Sommet Afrique-France : Emmanuel Macron veut “refonder” la relation avec le continent
Un événement inédit tourné vers la jeunesse africaine. Vendredi 8 octobre s’ouvre à Montpellier un sommet Afrique-France d’un nouveau genre visant à "refonder" la relation entre paris et le continent.
Pour la première fois depuis 1973, début des sommets France-Afrique (devenus Afrique-France), aucun chef d'État du continent n'est invité. Ce nouveau format doit permettre, selon la présidence française, "d'écouter la parole de la jeunesse africaine" et de "sortir des formules et des réseaux obsolètes". En clair, rompre, encore et toujours, avec la "Françafrique", ses pratiques opaques et ses réseaux d'influence.

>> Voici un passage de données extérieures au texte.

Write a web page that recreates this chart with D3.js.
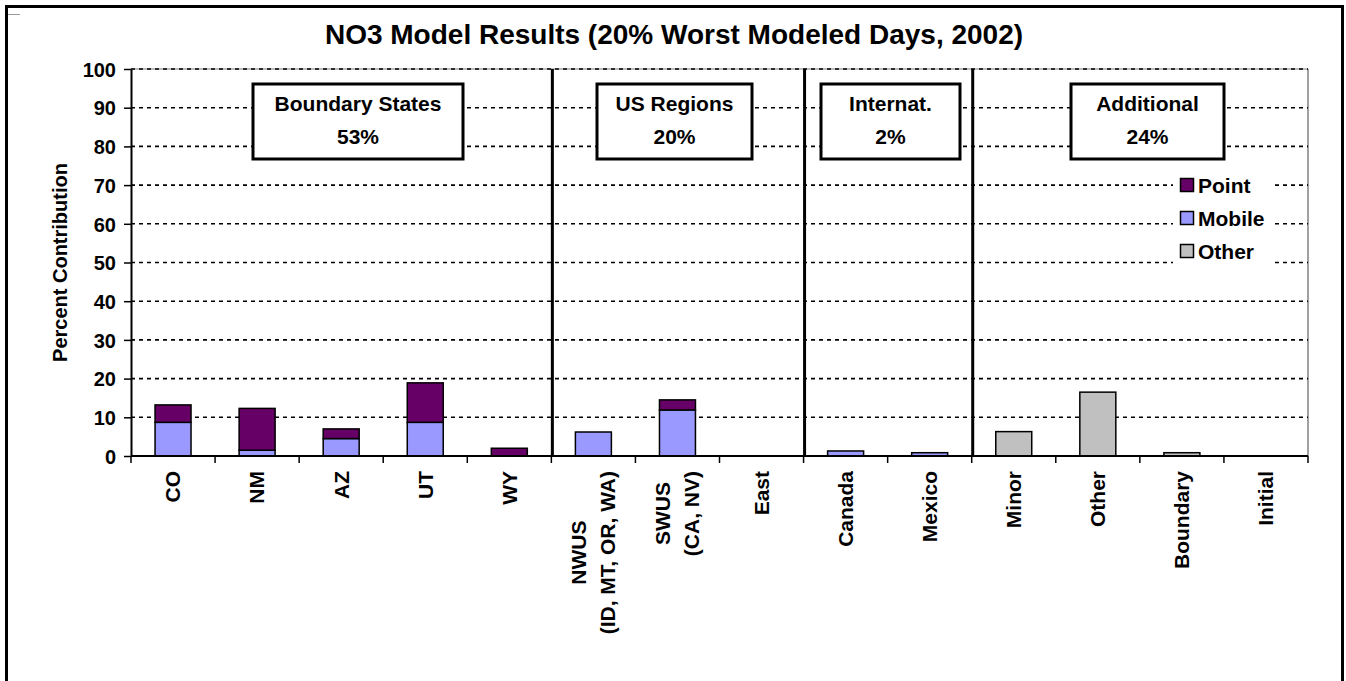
<!DOCTYPE html>
<html><head><meta charset="utf-8">
<script src="https://cdn.jsdelivr.net/npm/d3@7"></script>
<style>
body{margin:0;background:#fff;}
text{font-family:"Liberation Sans",Arial,sans-serif;font-weight:bold;fill:#000;}
</style>
</head><body>
<svg id="chart" width="1346" height="681"></svg>
<script>
// ---------- data ----------
const categories = ["CO","NM","AZ","UT","WY","NWUS\n(ID, MT, OR, WA)","SWUS\n(CA, NV)","East","Canada","Mexico","Minor","Other","Boundary","Initial"];
const pointValues  = [4.5, 10.8, 2.5, 10.2, 2.0, 0, 2.6, 0, 0, 0, 0, 0, 0, 0];
const mobileValues = [8.7, 1.5, 4.5, 8.7, 0, 6.2, 11.9, 0, 1.3, 0.85, 0, 0, 0, 0];
const otherValues  = [0, 0, 0, 0, 0, 0, 0, 0, 0, 0, 6.3, 16.5, 0.85, 0];
const seriesNames = ["Point","Mobile","Other"];
const seriesColors = ["#660066","#9999FF","#C0C0C0"];
const yTicks = [0,10,20,30,40,50,60,70,80,90,100];
const groupNames = ["Boundary States","US Regions","Internat.","Additional"];
const groupShares = ["53%","20%","2%","24%"];
const groupSizes = [5,3,2,4];
const title = "NO3 Model Results (20% Worst Modeled Days, 2002)";
const yTitle = "Percent Contribution";

// ---------- layout ----------
const W = 1346, H = 681;
const plot = {left:131, right:1308, top:69, bottom:456};
const boxLayout = [ {x0:253, x1:463}, {x0:597, x1:752}, {x0:821, x1:960}, {x0:1071, x1:1224} ];
const boxTop = 84, boxBottom = 159;
const fs = "21px";

const svg = d3.select("#chart");

const x = d3.scaleBand().domain(categories).range([plot.left, plot.right])
  .paddingInner(0.572).paddingOuter(0.286);
const y = d3.scaleLinear().domain([0,100]).range([plot.bottom, plot.top]);
const step = x.step();
const boundary = i => plot.left + i*step;

// outer frame
svg.append("path").attr("d",`M6.5,${H+5} V6.5 H1342.5 V${H+5}`)
  .attr("fill","none").attr("stroke","#000").attr("stroke-width",3);
svg.append("line").attr("x1",8).attr("x2",20).attr("y1",14.5).attr("y2",14.5)
  .attr("stroke","#999").attr("stroke-width",1);

// title
svg.append("text").attr("x",674).attr("y",44).attr("text-anchor","middle")
  .style("font-size","28px").text(title);

// plot border (gray) right & top
svg.append("line").attr("x1",plot.right).attr("x2",plot.right).attr("y1",plot.top).attr("y2",plot.bottom)
  .attr("stroke","#808080").attr("stroke-width",1.5);
svg.append("line").attr("x1",plot.left).attr("x2",plot.right).attr("y1",plot.top).attr("y2",plot.top)
  .attr("stroke","#808080").attr("stroke-width",1);

// gridlines
svg.append("g").selectAll("line").data(yTicks.filter(d=>d>0)).join("line")
  .attr("x1",plot.left).attr("x2",plot.right)
  .attr("y1",d=>y(d)).attr("y2",d=>y(d))
  .attr("stroke","#000").attr("stroke-width",1.6).attr("stroke-dasharray","4,4");

// group boxes
groupNames.forEach((g,i)=>{
  const b = boxLayout[i];
  svg.append("rect").attr("x",b.x0).attr("y",boxTop).attr("width",b.x1-b.x0).attr("height",boxBottom-boxTop)
    .attr("fill","#fff").attr("stroke","#000").attr("stroke-width",3);
  const cx = (b.x0+b.x1)/2;
  svg.append("text").attr("x",cx).attr("y",111).attr("text-anchor","middle").style("font-size",fs).text(g);
  svg.append("text").attr("x",cx).attr("y",144).attr("text-anchor","middle").style("font-size",fs).text(groupShares[i]);
});

// stacked bars
const rows = categories.map((c,i)=>({cat:c, Other:otherValues[i], Mobile:mobileValues[i], Point:pointValues[i]}));
const stack = d3.stack().keys(["Other","Mobile","Point"])(rows);
const colorOf = k => seriesColors[seriesNames.indexOf(k)];
svg.append("g").selectAll("g").data(stack).join("g")
  .attr("fill",d=>colorOf(d.key))
  .selectAll("rect").data(d=>d.filter(s=>s[1]-s[0]>0)).join("rect")
  .attr("x",d=>x(d.data.cat)).attr("width",x.bandwidth())
  .attr("y",d=>y(d[1])).attr("height",d=>y(d[0])-y(d[1]))
  .attr("stroke","#000").attr("stroke-width",1.5);

// group separators
let acc = 0;
groupSizes.slice(0,-1).forEach(s=>{
  acc += s;
  const xx = boundary(acc);
  svg.append("line").attr("x1",xx+1).attr("x2",xx+1).attr("y1",plot.top).attr("y2",plot.bottom)
    .attr("stroke","#000").attr("stroke-width",3);
});

// legend
const lg = svg.append("g");
lg.append("rect").attr("x",1173).attr("y",166).attr("width",100).attr("height",101).attr("fill","#fff");
seriesNames.forEach((n,i)=>{
  const cy = 185 + i*33;
  lg.append("rect").attr("x",1180.5).attr("y",cy-6.5).attr("width",13).attr("height",13)
    .attr("fill",seriesColors[i]).attr("stroke","#000").attr("stroke-width",1.5);
  lg.append("text").attr("x",1198).attr("y",cy+7.5).style("font-size",fs).text(n);
});

// y axis
const yAxis = svg.append("g").attr("transform",`translate(${plot.left},0)`)
  .call(d3.axisLeft(y).tickValues(yTicks).tickSize(7).tickPadding(8).tickSizeOuter(0));
yAxis.select(".domain").attr("stroke","#000").attr("stroke-width",2);
yAxis.selectAll(".tick line").attr("stroke","#000").attr("stroke-width",1.5);
yAxis.selectAll(".tick text").style("font-size","20px").style("font-family",'"Liberation Sans",Arial,sans-serif').attr("dy","0.36em");

svg.append("text").attr("transform",`translate(60,${(plot.top+plot.bottom)/2}) rotate(-90)`)
  .attr("text-anchor","middle").attr("dy","0.35em").style("font-size","20px").text(yTitle);

// x axis
svg.append("line").attr("x1",plot.left).attr("x2",plot.right).attr("y1",plot.bottom).attr("y2",plot.bottom)
  .attr("stroke","#000").attr("stroke-width",2);
svg.append("g").selectAll("line").data(d3.range(categories.length+1)).join("line")
  .attr("x1",d=>boundary(d)).attr("x2",d=>boundary(d))
  .attr("y1",plot.bottom).attr("y2",plot.bottom+7)
  .attr("stroke","#000").attr("stroke-width",1.5);

// category labels (rotated)
const labelTop = 471;
categories.forEach(name=>{
  const lines = name.split("\n");
  const cx = x(name)+x.bandwidth()/2;
  const g = svg.append("g").attr("transform",`translate(${cx},${labelTop}) rotate(-90)`);
  const ts = lines.map((l,j)=>g.append("text").attr("text-anchor","middle")
    .attr("y",(j-(lines.length-1)/2)*29).attr("dy","0.35em").style("font-size",fs).text(l));
  const maxLen = d3.max(ts, t=>t.node().getComputedTextLength());
  ts.forEach(t=>t.attr("x",-maxLen/2));
});
</script>
</body></html>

Ce sommet se tient à un moment où l'influence de la France dans son ancien pré-carré est de plus en plus disputée, particulièrement par la Russie, et où Paris est en crise ouverte avec le Mali et l'Algérie.

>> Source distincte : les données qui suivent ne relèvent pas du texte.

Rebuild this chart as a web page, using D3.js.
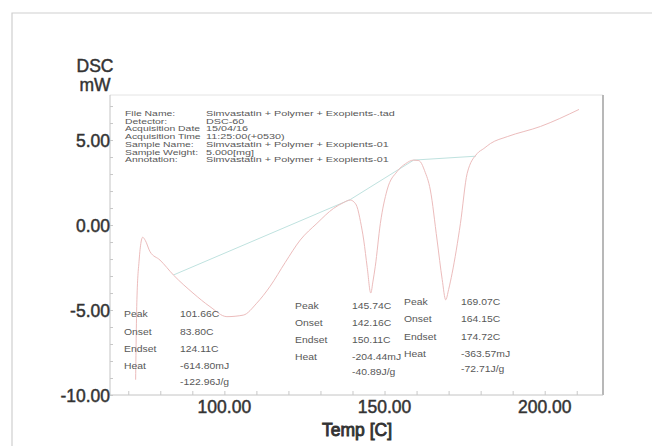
<!DOCTYPE html>
<html><head><meta charset="utf-8">
<script src="https://cdn.jsdelivr.net/npm/d3@7"></script>
<style>body{margin:0;background:#fff}svg{display:block}</style>
</head><body>
<svg id="c" width="652" height="446"></svg>
<script>
// ---- data ----
const tempC = [72.3,72.7,73.4,74.0,74.5,75.3,76.8,79.9,84.1,90.2,95.5,100.8,105.9,110.1,114.3,119.0,123.7,128.9,134.1,137.0,139.3,140.5,141.4,142.5,143.5,144.6,145.7,146.4,147.1,148.7,150.8,153.9,156.5,159.1,160.5,161.2,162.5,164.3,166.4,168.0,169.1,170.0,171.1,173.7,175.8,178.9,181.0,183.1,188.3,198.7,210.7];
const dscMw = [-9.1,-4.4,-2.06,-1.0,-0.72,-0.9,-1.57,-2.06,-2.94,-4.0,-4.8,-5.39,-5.3,-4.6,-3.6,-2.2,-0.88,0.1,0.98,1.3,1.47,1.35,1.08,0.2,-0.88,-2.5,-4.0,-3.3,-2.45,0.1,2.06,3.14,3.6,3.82,3.8,3.72,3.2,2.06,-0.88,-3.2,-4.4,-3.8,-2.84,0.1,3.04,4.2,4.5,4.8,5.2,5.8,6.8];
const baseline1T = [84.1,139.3], baseline1V = [-2.94,1.5];
const baseline2T = [139.3,159.1], baseline2V = [1.5,3.82];
const baseline3T = [159.1,178.5], baseline3V = [3.82,4.05];
const yTicks = [5,0,-5,-10];
const yMinor = [7,6,4,3,2,1,-1,-2,-3,-4,-6,-7,-8,-9];
const xTicks = [100,150,200];
const xMinor = [70,80,90,110,120,130,140,160,170,180,190,210];
const infoLabels = ["File Name:","Detector:","Acquisition Date","Acquisition Time","Sample Name:","Sample Weight:","Annotation:"];
const infoValues = ["Simvastatin + Polymer + Exopients-.tad","DSC-60","15/04/16","11:25:00(+0530)","Simvastatin + Polymer + Exopients-01","5.000[mg]","Simvastatin + Polymer + Exopients-01"];
const peakLabels = ["Peak","Onset","Endset","Heat",""];
const peak1 = ["101.66C","83.80C","124.11C","-614.80mJ","-122.96J/g"];
const peak2 = ["145.74C","142.16C","150.11C","-204.44mJ","-40.89J/g"];
const peak3 = ["169.07C","164.15C","174.72C","-363.57mJ","-72.71J/g"];

// ---- layout ----
const svg = d3.select("#c");
const L=110, T=95, R=603, B=395;
const x = d3.scaleLinear().domain([64.3,218.2]).range([L,R]);
const y = d3.scaleLinear().domain([-10,7.65]).range([B,T]);
const tf = "Liberation Sans, Arial, sans-serif";

// outer frame
svg.append("path").attr("d",`M12,446 L12,13 L652,13`).attr("fill","none").attr("stroke","#cfcfcf").attr("stroke-width",1.2);

// plot box
svg.append("line").attr("x1",L).attr("x2",R).attr("y1",T).attr("y2",T).attr("stroke","#e4e4e4").attr("stroke-width",1);
svg.append("line").attr("x1",L).attr("x2",L).attr("y1",T).attr("y2",B).attr("stroke","#c4c4c4").attr("stroke-width",1);
svg.append("line").attr("x1",R).attr("x2",R).attr("y1",T).attr("y2",B).attr("stroke","#b8b8b8").attr("stroke-width",2);
svg.append("line").attr("x1",L).attr("x2",R).attr("y1",B).attr("y2",B).attr("stroke","#c4c4c4").attr("stroke-width",1);

// axes via d3
const xAxis = d3.axisBottom(x).tickValues(xTicks.concat(xMinor)).tickSize(-4).tickFormat(()=>"");
const gx = svg.append("g").attr("transform",`translate(0,${B})`).call(xAxis);
gx.select(".domain").remove();
gx.selectAll(".tick line").attr("stroke","#c8c8c8");
const yAxis = d3.axisLeft(y).tickValues(yTicks.concat(yMinor)).tickSize(-3).tickFormat(()=>"");
const gy = svg.append("g").attr("transform",`translate(${L},0)`).call(yAxis);
gy.select(".domain").remove();
gy.selectAll(".tick line").attr("stroke","#c8c8c8");

function atext(sel){
  return sel.attr("font-family",tf).attr("font-size",17.5).attr("fill","#333")
    .attr("stroke","#333").attr("stroke-width",0.45);
}
// tick labels
atext(svg.selectAll(".ylab").data(yTicks).enter().append("text")
  .attr("x",110).attr("y",d=>y(d)+6.5).attr("text-anchor","end"))
  .text(d=>d.toFixed(2));
atext(svg.selectAll(".xlab").data(xTicks).enter().append("text")
  .attr("x",d=>x(d)).attr("y",413).attr("text-anchor","middle"))
  .text(d=>d.toFixed(2));

// axis titles
atext(svg.append("text").attr("x",95).attr("y",71.5).attr("text-anchor","middle")).text("DSC");
atext(svg.append("text").attr("x",95).attr("y",91).attr("text-anchor","middle")).text("mW");
atext(svg.append("text").attr("x",357).attr("y",436).attr("text-anchor","middle")).attr("stroke-width",0.9).text("Temp  [C]");

// curve and baselines
const line = d3.line().x(d=>x(d[0])).y(d=>y(d[1]));
const curvePts = tempC.map((t,i)=>[t,dscMw[i]]);
[[baseline1T,baseline1V],[baseline2T,baseline2V],[baseline3T,baseline3V]].forEach(([bt,bv])=>{
  svg.append("path").datum(bt.map((t,i)=>[t,bv[i]])).attr("d",line)
    .attr("fill","none").attr("stroke","#bfe2df").attr("stroke-width",1);
});
svg.append("path").datum(curvePts).attr("d",line.curve(d3.curveMonotoneX))
  .attr("fill","none").attr("stroke","#ecbcbc").attr("stroke-width",1);

// info text
function stext(xp, yp, s, size, sy){
  svg.append("text").attr("transform",`translate(${xp},${yp}) scale(1,${sy})`)
    .attr("font-family",tf).attr("font-size",size).attr("fill","#585858").text(s);
}
const infoY = [116,123.7,131.4,139.1,146.8,154.5,162.2];
infoLabels.forEach((s,i)=>stext(125, infoY[i], s, 10.4, 0.62));
infoValues.forEach((s,i)=>stext(206, infoY[i], s, 10.8, 0.62));

// peak annotations
const p1Y=[317,334.5,352,368.5,384.5], p2Y=[309,326,343,360,374.5], p3Y=[305,322,339.5,356.5,371.5];
peakLabels.forEach((s,i)=>{ if(s){ stext(124,p1Y[i],s,10.4,0.85); stext(295,p2Y[i],s,10.4,0.85); stext(404,p3Y[i],s,10.4,0.85);} });
peak1.forEach((s,i)=>stext(180,p1Y[i],s,10.4,0.85));
peak2.forEach((s,i)=>stext(352,p2Y[i],s,10.4,0.85));
peak3.forEach((s,i)=>stext(461,p3Y[i],s,10.4,0.85));
</script>
</body></html>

Les “sujets qui fâchent” sur la table
Ce seront donc de jeunes entrepreneurs, artistes, sportifs du continent qui rencontreront leurs alter ego français et de la diaspora pour discuter de sujets économiques, politiques et culturels. Puis un panel de douze jeunes africains, du Mali, de la Côte d'Ivoire, de la Tunisie, d'Afrique du Sud, du Kenya... s'entretiendra l'après-midi avec le président Macron en séance plénière.

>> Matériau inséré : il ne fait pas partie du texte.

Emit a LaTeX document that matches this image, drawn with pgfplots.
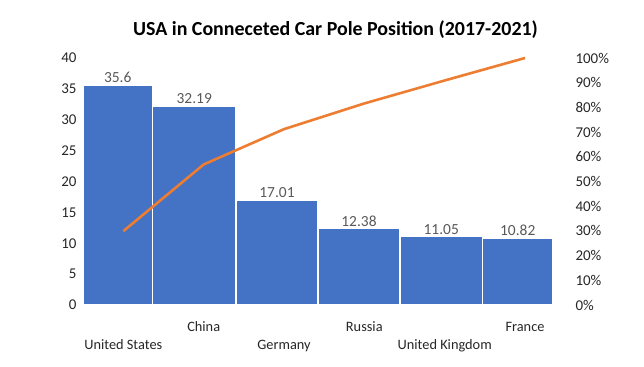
\documentclass[border=0pt]{standalone}
\usepackage{fontspec}
\setmainfont{Carlito}
\usepackage{pgfplots}
\pgfplotsset{compat=1.18}
\definecolor{barblue}{HTML}{4472C4}
\definecolor{lineorange}{HTML}{ED7D31}
\definecolor{lblgray}{HTML}{595959}
\definecolor{txt}{HTML}{262626}
\begin{document}
\begin{tikzpicture}[x=1bp,y=1bp]
\useasboundingbox (0,0) rectangle (644,366);
\node[font=\fontsize{20}{24}\selectfont\bfseries, text=black] at (335.5,336) {USA in Conneceted Car Pole Position (2017-2021)};
\begin{axis}[at={(83bp,61bp)}, anchor=south west, scale only axis,
  width=470bp, height=247bp,
  xmin=83, xmax=553, ymin=0, ymax=40,
  axis line style={draw=none}, tick style={draw=none},
  /pgf/number format/assume math mode=true,
  ytick={0,5,...,40},
  yticklabel style={font=\fontsize{15}{17}\selectfont, text=txt, xshift=-3bp},
  xtick={123.3,203.7,284,364.3,444.7,525},
  xticklabels={{\strut\\United States},\strut China,{\strut\\Germany},\strut Russia,{\strut\\United Kingdom},\strut France},
  xticklabel style={font=\fontsize{14.4}{18}\selectfont, text=txt, align=center, yshift=-10.5bp},
  clip=false]
\addplot[ybar interval, fill=barblue, draw=white, line width=1.3bp] coordinates {
 (83,35.6)(152.5,32.19)(236,17.01)(318,12.38)(400,11.05)(482.5,10.82)(553,0)};
\addplot[draw=none, mark=none, nodes near coords, point meta=explicit symbolic,
  nodes near coords style={text=lblgray, font=\fontsize{15.5}{17}\selectfont, anchor=south, inner sep=2bp}]
 table[meta=l] {
x y l
117.75 35.6 35.6
194.25 32.19 32.19
277 17.01 17.01
359 12.38 12.38
441.25 11.05 11.05
517.75 10.82 10.82
};
\end{axis}
\begin{axis}[at={(83bp,61bp)}, anchor=south west, scale only axis,
  width=470bp, height=247bp,
  xmin=83, xmax=553, ymin=0, ymax=100,
  axis y line*=right, hide x axis,
  axis line style={draw=none}, tick style={draw=none},
  /pgf/number format/assume math mode=true,
  ytick={0,10,...,100},
  yticklabel={\pgfmathprintnumber{\tick}\%},
  yticklabel style={font=\fontsize{15}{17}\selectfont, text=txt, anchor=west, xshift=19bp},
  clip=false]
\addplot[lineorange, line width=2.6bp, mark=none] coordinates {
 (123.3,29.9)(203.7,56.9)(284,71.2)(364.3,81.6)(444.7,90.9)(525,100)};
\end{axis}
\end{tikzpicture}
\end{document}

Ce panel a été sélectionné à l'issue des dialogues menés pendant des mois à travers le continent par l'intellectuel camerounais Achille Mbembe, chargé de préparer le sommet. Dans son rapport, remis mardi au président français, le philosophe estime notamment que la France est trop déconnectée "des nouveaux mouvements et des expérimentations politiques et culturelles" portés par la jeunesse africaine.
Il souligne également que de tous les différends, "aucun n'est aussi corrosif que l'appui présumé de la France à la tyrannie sur le continent". Le récent exemple tchadien, lorsque le président français a immédiatement apporté son soutien à la junte militaire mise en place par le fils Deby après l'assassinat de son père, est dans toutes les têtes.
Interventions militaires françaises, souveraineté, gouvernance, démocratie, "les sujets qui fâchent seront sur la table", insiste l'Élysée. "L'Afrique est travaillée par deux forces : celles de l'innovation et celles de la clôture, des forces de mort. La question principale que poseront les jeunes à Macron c'est : de quel côté êtes-vous ?", assurait, jeudi, Achille Mbembe au micro de France inter.
Une initiative qui fait polémique
Le penseur du postcolonialisme a été sévèrement critiqué par certains de ses pairs africains pour avoir accepté de piloter le sommet.
Dans une tribune publiée, jeudi, sur le site senegalactu.info, l'écrivain sénégalais Boubacar Boris Diop dénonce "un faux coup de pied dans la fourmilière". "Le face-à-face entre Macron et la société civile africaine aurait été beaucoup plus crédible ou même fructueux si on avait au moins senti sur le terrain des signes concrets de sa volonté de changement", écrit-il.